Founded in 1975 by a group of diverse artists with interests in television production, music, and architecture, the Wooster Group’s plays have become battlegrounds for avant-garde theories on the way we tell stories, which, of course, is not without controversy. In 1984, the Wooster Group infamously received a cease-and-desist letter from Arthur Miller’s lawyers who were displeased with the troupe’s use of text from The Crucible in an aptly named show, L.S.D. (…Just the High Points…), which presented a stoned version of Miller’s play mixed in with texts from Beat poets, like William Burroughs and Allen Ginsberg, as well as live rock music. In January of this year, the Wooster Group’s production of The Room drummed up controversy in Los Angeles when Samuel French Inc. leveled a restriction on publicity, promotions, and press reviews due to what they called “outside circumstances.” Samuel French did not release specific reasons for their decision to the press, but did eventually lift most restrictions except the ban on reviews.

Maura Tierney in ‘The Town Hall Affair’

So far, The Town Hall Affair has avoided ruffling any feathers. And while the play does revolve around the arguments of Mailer and Greer on the so-called “battle of the sexes,” the central figure of this piece is Johnston. In addition to her work as a journalist for the Village Voice, Johnston was a crucial leader for the lesbian separatist movement of the ‘70s. Throughout the Town Hall event, Johnston tries and fails to defuse mounting tensions with jokes and non sequitur comments. However, her comedy was not potent enough to dislodge either Mailer’s belief that women were physically and emotionally inferior to men or the panelist’s narrowed pedagogies on how men have historically tyrannized women. (For example, when all mayhem breaks out between Mailer, the panelists, and his largely female audience, Johnston whips out a referee’s whistle and starts to blow. Incensed, Mailer yells at her, and the female audience by proxy, “Hey cunty, I’ve been threatened all my life so take it easy.”)

Johnston’s pure outsiderness during the panel is what attracted LeCompte to her story. “Everybody else was an intellectual and she wasn’t,” LeCompte says, “She was a critic and a jokester.” At one point in the night, Johnston tries to upend the panel debate with a Sapphic audacity, bringing her friends on stage to simulate lesbian sex. Never at a loss for words, an emasculated Mailer mutters into his mic, “Come on, Jill, be a lady.” For LeCompte, Johnston’s anarchy that night was evocative of Fluxus art and happenings occurring in New York’s downtown scene during the late ‘60s — the same kind of events that Johnston wrote about for The Village Voice.

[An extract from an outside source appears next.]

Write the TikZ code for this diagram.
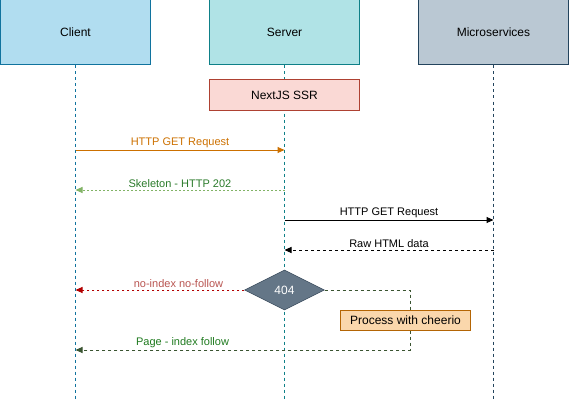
\documentclass[tikz,border=0pt]{standalone}
\usepackage{fontspec}
\setmainfont{Liberation Sans}
\usetikzlibrary{arrows.meta,shapes.geometric,positioning,calc}
\tikzset{>={Triangle[length=7pt,width=6pt]}}

\definecolor{clientfill}{HTML}{B1DDF0}
\definecolor{clientline}{HTML}{10739E}
\definecolor{serverfill}{HTML}{B0E3E6}
\definecolor{serverline}{HTML}{0E8088}
\definecolor{microfill}{HTML}{BAC8D3}
\definecolor{microline}{HTML}{23445D}
\definecolor{ssrfill}{HTML}{FAD9D5}
\definecolor{ssrline}{HTML}{AE4132}
\definecolor{checkfill}{HTML}{647687}
\definecolor{checkline}{HTML}{314354}
\definecolor{cheeriofill}{HTML}{FAD7AC}
\definecolor{cheerioline}{HTML}{B46504}
\definecolor{getline}{HTML}{CC7000}
\definecolor{skelline}{HTML}{82B366}
\definecolor{skeltext}{HTML}{2A7A2A}
\definecolor{noline}{HTML}{B20000}
\definecolor{notext}{HTML}{B85450}
\definecolor{pageline}{HTML}{3A5431}
\definecolor{pagetext}{HTML}{1E7A1E}

\tikzset{
	actor/.style={draw, line width=1pt, minimum width=150pt, minimum height=65pt, font=\fontsize{12}{14}\selectfont},
	life/.style={line width=0.8pt, dash pattern=on 3pt off 3pt},
	msg/.style={->, line width=1pt},
	msglabel/.style={font=\fontsize{11}{13}\selectfont, above=1pt, inner sep=1pt},
	stepbox/.style={draw, line width=1pt, font=\fontsize{12}{14}\selectfont, inner sep=0pt},
}

\begin{document}
\begin{tikzpicture}[x=1pt, y=-1pt]
		\useasboundingbox (0,0) rectangle (569,401);

		% actors
		\node[actor, fill=clientfill, draw=clientline] (client) at (75.5,32.5) {Client};
		\node[actor, fill=serverfill, draw=serverline] (server) at (284.5,32.5) {Server};
		\node[actor, fill=microfill, draw=microline] (micro) at (493.5,32.5) {Microservices};

		% lifelines
		\coordinate (clientEnd) at (client |- 0,401);
		\coordinate (serverEnd) at (server |- 0,401);
		\coordinate (microEnd) at (micro |- 0,401);
		\draw[life, draw=clientline] (client) -- (clientEnd);
		\draw[life, draw=serverline] (server) -- (serverEnd);
		\draw[life, draw=microline] (micro) -- (microEnd);

		\node[stepbox, fill=ssrfill, draw=ssrline, minimum width=150pt, minimum height=30pt] (ssr) at (284.5,95) {NextJS SSR};

		% messages
		\coordinate (getC) at (client |- 0,150);
		\coordinate (getS) at (server |- 0,150);
		\coordinate (skelS) at (server |- 0,190);
		\coordinate (skelC) at (client |- 0,190);
		\coordinate (fetchS) at (server |- 0,220);
		\coordinate (fetchM) at (micro |- 0,220);
		\coordinate (rawM) at (micro |- 0,250);
		\coordinate (rawS) at (server |- 0,250);

		\draw[msg, draw=getline] (getC) -- node[msglabel, text=getline] {HTTP GET Request} (getS);
		\draw[msg, draw=skelline, dash pattern=on 2pt off 2pt] (skelS) -- node[msglabel, text=skeltext] {Skeleton - HTTP 202} (skelC);
		\draw[msg, draw=black] (fetchS) -- node[msglabel] {HTTP GET Request} (fetchM);
		\draw[msg, draw=black, dash pattern=on 3pt off 3pt] (rawM) -- node[msglabel] {Raw HTML data} (rawS);

		% decision
		\node[diamond, draw=checkline, fill=checkfill, text=white, aspect=2, inner sep=0pt,
			minimum width=80pt, minimum height=40pt, font=\fontsize{12}{14}\selectfont] (check) at (284.5,290) {404};

		\coordinate (noC) at (client |- 0,290);
		\coordinate (turnA) at (410,290);
		\coordinate (turnB) at (410,350);
		\coordinate (pageC) at (client |- 0,350);

		\draw[msg, draw=noline, dash pattern=on 2pt off 3pt] (check.west) -- node[msglabel, pos=0.39, text=notext] {no-index no-follow} (noC);
		\draw[msg, draw=pageline, dash pattern=on 3pt off 3pt] (check.east) -- (turnA) -- (turnB) -- node[msglabel, pos=0.68, text=pagetext] {Page - index follow} (pageC);

		\node[stepbox, fill=cheeriofill, draw=cheerioline, minimum width=130pt, minimum height=20pt] (cheerio) at (405.5,320.5) {Process with cheerio};
	\end{tikzpicture}
\end{document}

What the Wooster Group excels in is telling stories that are more than plot. This is threatening to the commercial theater world, which traditionally mounts plays with clear morals and tight narratives — plays that require minimal critical analysis. The Wooster Group is a rebuff to all that, turning the theater space into a stage of inquiry into the spectacle and ephemerality of performance. As such, The Town Hall Affair focuses on Johnston’s satiric presence as a remark on how absurd pedagogy surrounding gender can be. By investing time and technology into Johnston’s clownish role, this play avoids commodifying or neatly parceling the Women’s Liberation into any one box. Peering through the Wooster Group’s technological menagerie, we can see the battle of the sexes more clearly.

Advanced showings of The Wooster Group’s The Town Hall Affaircontinue at the Performing Garage (33 Wooster Street, Soho, Manhattan) through May 27.

Correction: A previous version of this article stated that the Wooster Group received a cease-and-desist from Samuel French Inc. for The RoomThis is incorrect; Samuel French Inc. leveled a restriction on publicity, promotions, and press reviews due to what they called “outside circumstances.” This has been amended.